Истина и закон. Судебные речи известных российских и зарубежных адвокатов. Книга 2 - страница 16
Не скрою, впрочем, что я избегаю верить им слепо. Толковый человек без особого труда научается подделывать чужую подпись. Вещь, говорят, не хитрая: берут подлинник и по нему переводят подпись на прозрачную бумагу, пять, двадцать, пятьдесят раз, пока не привыкнут к особенностям почерка и не достигнут свободы в движении руки; тогда подписываются за другого – и эксперт обманут. Но если не десяток букв, а ряд, например, двадцать, писем подвергаются сличению, то мнение сведущих людей скорее может рассчитывать на авторитет. Полной, абсолютной, непогрешимой веры я лично не дал бы ему и при таких условиях. Экспертиза же по настоящему делу производит впечатление и на меня. Вспомним, как ее вели. Двум экспертам было поручено ознакомиться с письмами, приписываемыми ла Ронсьеру. Ничего, кроме бесспорных его рукописей, они для сличения не имели и, однако, без колебаний заявили, что инкриминируемые документы ла Ронсьеру не принадлежат, а писаны, очевидно, женской рукой. Нет цели рассказывать, как изумил подобный ответ, данный экспертами, всегда почти склонными к обвинению. Скажу только, что их честность и добросовестность выше сомнений.
Тем не менее зовут двух других и, вопреки обычаю, не дают им на дом ни вопросного листа, ни сличаемых бумаг и не допускают отсрочки в несколько месяцев, как случается иногда. Нет! Им шлют повестки и, вызвав, объявляют: здесь, немедленно, не выходя из комнаты, вам назначенной, приглашаетесь вы заняться этими письмами и документами. Второе решение экспертов известно, господа.
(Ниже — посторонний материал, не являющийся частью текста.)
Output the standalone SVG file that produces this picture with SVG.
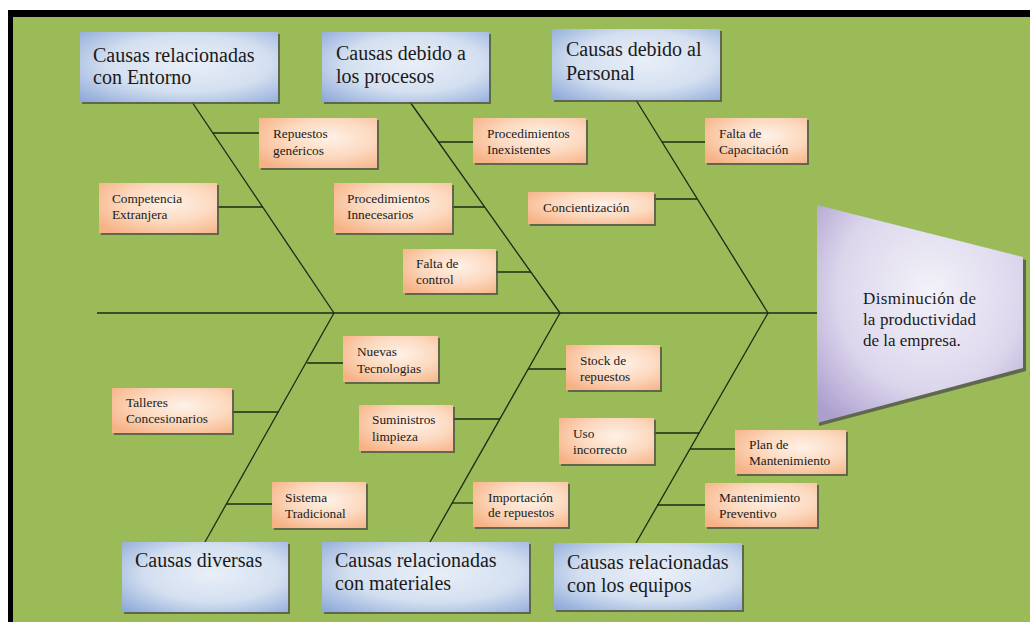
<svg xmlns="http://www.w3.org/2000/svg" width="1030" height="622" viewBox="0 0 1030 622">
  <defs>
    <radialGradient id="gBlue" cx="0.55" cy="0.45" r="0.75">
      <stop offset="0" stop-color="#e9eff8"/>
      <stop offset="0.55" stop-color="#d3dff0"/>
      <stop offset="1" stop-color="#8eaad9"/>
    </radialGradient>
    <radialGradient id="gOrange" cx="0.6" cy="0.4" r="0.75">
      <stop offset="0" stop-color="#fef1e7"/>
      <stop offset="0.5" stop-color="#fcd9bf"/>
      <stop offset="1" stop-color="#f6b184"/>
    </radialGradient>
    <radialGradient id="gHead" cx="0.55" cy="0.4" r="0.75">
      <stop offset="0" stop-color="#f3f2f9"/>
      <stop offset="0.6" stop-color="#dcd6ec"/>
      <stop offset="1" stop-color="#ac9ece"/>
    </radialGradient>
  </defs>
  <style>
    .bg { fill: #9bbb59; }
    .frame { fill: #000000; }
    .shadow { fill: #55584a; opacity: 0.85; }
    .blue { fill: url(#gBlue); }
    .orange { fill: url(#gOrange); }
    .head { fill: url(#gHead); }
    .line { stroke: #1c2a16; stroke-width: 1.3; fill: none; }
    .big { font-size: 20px; }
    .small { font-size: 13.3px; }
    .effect { font-size: 17px; }
  </style>

  <!-- canvas and frame -->
  <rect x="0" y="0" width="1030" height="622" fill="#ffffff"/>
  <rect class="bg" x="8" y="10" width="1022" height="612"/>
  <rect class="frame" x="8" y="10" width="1022" height="7"/>
  <rect class="frame" x="8" y="10" width="5" height="612"/>

  <!-- fishbone lines -->
  <g id="connectors">
    <line class="line" x1="97" y1="313" x2="817" y2="313"/>
    <line class="line" x1="192" y1="102" x2="334" y2="313"/>
    <line class="line" x1="410" y1="102" x2="560" y2="313"/>
    <line class="line" x1="636" y1="100" x2="768" y2="313"/>
    <line class="line" x1="334" y1="313" x2="205" y2="542"/>
    <line class="line" x1="560" y1="313" x2="430" y2="542"/>
    <line class="line" x1="768" y1="313" x2="636" y2="543"/>
    <!-- ribs -->
    <line class="line" x1="213" y1="133" x2="259" y2="133"/>
    <line class="line" x1="217" y1="207" x2="263" y2="207"/>
    <line class="line" x1="438" y1="142" x2="473" y2="142"/>
    <line class="line" x1="452" y1="207" x2="485" y2="207"/>
    <line class="line" x1="496" y1="272" x2="531" y2="272"/>
    <line class="line" x1="662" y1="142" x2="705" y2="142"/>
    <line class="line" x1="654" y1="199" x2="697" y2="199"/>
    <line class="line" x1="307" y1="363" x2="343" y2="363"/>
    <line class="line" x1="232" y1="412" x2="279" y2="412"/>
    <line class="line" x1="226" y1="504" x2="272" y2="504"/>
    <line class="line" x1="528" y1="369" x2="566" y2="369"/>
    <line class="line" x1="453" y1="419" x2="500" y2="419"/>
    <line class="line" x1="452" y1="503" x2="473" y2="503"/>
    <line class="line" x1="654" y1="433" x2="699" y2="433"/>
    <line class="line" x1="690" y1="449" x2="735" y2="449"/>
    <line class="line" x1="657" y1="505" x2="705" y2="505"/>
  </g>

  <g font-family="Liberation Serif, DejaVu Serif, serif" fill="#1a1a1a">
  <!-- category headers -->
  <g id="cat-entorno">
    <rect class="shadow" x="82" y="34" width="198" height="70"/>
    <rect class="blue" x="80" y="32" width="198" height="70"/>
    <text class="big" x="93" y="62">Causas relacionadas</text>
    <text class="big" x="93" y="84">con Entorno</text>
  </g>
  <g id="cat-procesos">
    <rect class="shadow" x="324" y="34" width="167" height="70"/>
    <rect class="blue" x="322" y="32" width="167" height="70"/>
    <text class="big" x="336" y="60">Causas debido a</text>
    <text class="big" x="336" y="83">los procesos</text>
  </g>
  <g id="cat-personal">
    <rect class="shadow" x="554" y="31" width="168" height="71"/>
    <rect class="blue" x="552" y="29" width="168" height="71"/>
    <text class="big" x="566" y="56">Causas debido al</text>
    <text class="big" x="566" y="80">Personal</text>
  </g>
  <g id="cat-diversas">
    <rect class="shadow" x="124" y="544" width="166" height="70"/>
    <rect class="blue" x="122" y="542" width="166" height="70"/>
    <text class="big" x="135" y="567">Causas diversas</text>
  </g>
  <g id="cat-materiales">
    <rect class="shadow" x="324" y="544" width="207" height="70"/>
    <rect class="blue" x="322" y="542" width="207" height="70"/>
    <text class="big" x="335" y="567">Causas relacionadas</text>
    <text class="big" x="335" y="590">con materiales</text>
  </g>
  <g id="cat-equipos">
    <rect class="shadow" x="556" y="545" width="188" height="67"/>
    <rect class="blue" x="554" y="543" width="188" height="67"/>
    <text class="big" x="567" y="569">Causas relacionadas</text>
    <text class="big" x="567" y="592">con los equipos</text>
  </g>

  <!-- causes -->
  <g id="c-repuestos-genericos">
    <rect class="shadow" x="261" y="120" width="118" height="50"/>
    <rect class="orange" x="259" y="118" width="118" height="50"/>
    <text class="small" x="273" y="138">Repuestos</text>
    <text class="small" x="273" y="155">genéricos</text>
  </g>
  <g id="c-competencia">
    <rect class="shadow" x="101" y="185" width="118" height="50"/>
    <rect class="orange" x="99" y="183" width="118" height="50"/>
    <text class="small" x="112" y="203">Competencia</text>
    <text class="small" x="112" y="219">Extranjera</text>
  </g>
  <g id="c-proc-inexistentes">
    <rect class="shadow" x="475" y="120" width="113" height="45"/>
    <rect class="orange" x="473" y="118" width="113" height="45"/>
    <text class="small" x="487" y="138">Procedimientos</text>
    <text class="small" x="487" y="154">Inexistentes</text>
  </g>
  <g id="c-proc-innecesarios">
    <rect class="shadow" x="336" y="185" width="118" height="50"/>
    <rect class="orange" x="334" y="183" width="118" height="50"/>
    <text class="small" x="347" y="203">Procedimientos</text>
    <text class="small" x="347" y="219">Innecesarios</text>
  </g>
  <g id="c-falta-control">
    <rect class="shadow" x="405" y="251" width="93" height="44"/>
    <rect class="orange" x="403" y="249" width="93" height="44"/>
    <text class="small" x="416" y="268">Falta de</text>
    <text class="small" x="416" y="284">control</text>
  </g>
  <g id="c-capacitacion">
    <rect class="shadow" x="707" y="120" width="102" height="45"/>
    <rect class="orange" x="705" y="118" width="102" height="45"/>
    <text class="small" x="719" y="138">Falta de</text>
    <text class="small" x="719" y="154">Capacitación</text>
  </g>
  <g id="c-concientizacion">
    <rect class="shadow" x="530" y="194" width="126" height="32"/>
    <rect class="orange" x="528" y="192" width="126" height="32"/>
    <text class="small" x="543" y="212">Concientización</text>
  </g>
  <g id="c-nuevas-tecnologias">
    <rect class="shadow" x="345" y="338" width="95" height="46"/>
    <rect class="orange" x="343" y="336" width="95" height="46"/>
    <text class="small" x="357" y="356">Nuevas</text>
    <text class="small" x="357" y="373">Tecnologias</text>
  </g>
  <g id="c-talleres">
    <rect class="shadow" x="114" y="390" width="120" height="45"/>
    <rect class="orange" x="112" y="388" width="120" height="45"/>
    <text class="small" x="126" y="407">Talleres</text>
    <text class="small" x="126" y="423">Concesionarios</text>
  </g>
  <g id="c-sistema">
    <rect class="shadow" x="274" y="484" width="94" height="46"/>
    <rect class="orange" x="272" y="482" width="94" height="46"/>
    <text class="small" x="285" y="502">Sistema</text>
    <text class="small" x="285" y="518">Tradicional</text>
  </g>
  <g id="c-stock">
    <rect class="shadow" x="568" y="347" width="94" height="45"/>
    <rect class="orange" x="566" y="345" width="94" height="45"/>
    <text class="small" x="580" y="365">Stock de</text>
    <text class="small" x="580" y="381">repuestos</text>
  </g>
  <g id="c-suministros">
    <rect class="shadow" x="361" y="407" width="94" height="46"/>
    <rect class="orange" x="359" y="405" width="94" height="46"/>
    <text class="small" x="372" y="424">Suministros</text>
    <text class="small" x="372" y="441">limpieza</text>
  </g>
  <g id="c-importacion">
    <rect class="shadow" x="475" y="484" width="95" height="45"/>
    <rect class="orange" x="473" y="482" width="95" height="45"/>
    <text class="small" x="488" y="502">Importación</text>
    <text class="small" x="488" y="517">de repuestos</text>
  </g>
  <g id="c-uso">
    <rect class="shadow" x="561" y="420" width="95" height="46"/>
    <rect class="orange" x="559" y="418" width="95" height="46"/>
    <text class="small" x="573" y="438">Uso</text>
    <text class="small" x="573" y="454">incorrecto</text>
  </g>
  <g id="c-plan">
    <rect class="shadow" x="737" y="432" width="111" height="44"/>
    <rect class="orange" x="735" y="430" width="111" height="44"/>
    <text class="small" x="749" y="449">Plan de</text>
    <text class="small" x="749" y="465">Mantenimiento</text>
  </g>
  <g id="c-preventivo">
    <rect class="shadow" x="707" y="485" width="112" height="44"/>
    <rect class="orange" x="705" y="483" width="112" height="44"/>
    <text class="small" x="719" y="502">Mantenimiento</text>
    <text class="small" x="719" y="518">Preventivo</text>
  </g>

  <!-- effect (fish head) -->
  <g id="effect">
    <polygon class="shadow" points="819,208 1026,260 1026,371 819,426"/>
    <polygon class="head" points="817,205 1023,257 1023,368 817,423"/>
    <text class="effect" x="863" y="304" textLength="113" lengthAdjust="spacing">Disminución de</text>
    <text class="effect" x="863" y="325" textLength="113" lengthAdjust="spacing">la productividad</text>
    <text class="effect" x="863" y="346">de la empresa.</text>
  </g>
  </g>
</svg>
Автор писем не ла Ронсьер – таков был новый, единогласный ответ. Подсудимый невиновен, и первое тому доказательство – что, совершая подлог, он не мог владеть лучшим почерком, чем обыкновенно. Изготовить пасквили, а главным образом тот, который подписан «Мария Морель», могла лишь опытная и очень набитая рука. Я хорошо знаю показания Амберта, что ла Ронсьер смышлен, ловок и рисовал отлично, но если рассуждать так, то первым живописцем Европы явился бы автор лучших прописей.
Независимо от изложенного, я считаю долгом обратить внимание на следующий факт. Заметьте, что, несмотря на важность экспертизы, обыска в доме Морелей не было. Допрашивая обвиняемого, не заботились о его удобствах, приличии, ни о том, способен ли он выстаивать пред следователем целые часы или вправе отдохнуть. Наоборот, генерал Морель имел возможность отказаться от представления рукописей своей дочери, дважды говоря, что их не существует, а затем принес, какую хотел. Сообразно с этим шло все следствие. Семье Морелей не переставали верить на слово. Доказательства? Да разве спрашивают о них у барона, генерала Мореля, или у госпожи баронессы, его супруги? Пользуясь совершенной свободой, влиянием и почетом, они работали без помехи. А общественное мнение создавалось… Какое? О, господа, вы его отлично знаете, живете, дышите и среди него именно встречаете заразу предубеждения, которую только ваше беспристрастие может не допустить в этот зал.
Но если положение обвинителя завидно в обществе, то и само правосудие симпатизирует, доверяет ему. Например, у него требуют автографов; он дает, как и когда хочет. Обвиняемый – другое дело! С ним не стесняются: вся его жизнь перерыта, ограблена, уничтожена; нет интимной двери, в которую бы ни проникли, нет дальнего, сокровенного уголка в сердце, которого ни обыскали. Каждому из нас присущи глубокие тайны, которые мы свято бережем, – умираем с ними. Каждому? Нет. У обвиняемых их отнимают, чтобы кинуть на публичное поругание. Врываются к нему в дом, ломают хранилища, хватают письма любви, самые заветные бумаги, отнюдь не те, которые он мог бы заготовить в интересах защиты, а совсем посторонние, давние, помеченные известным временем и даже снабженные почтовым штемпелем. Вот каким путем обвинение собирает вещественные доказательства на погибель несчастному! Вот как относятся к нему, предварительно запрятав в секретную камеру острога!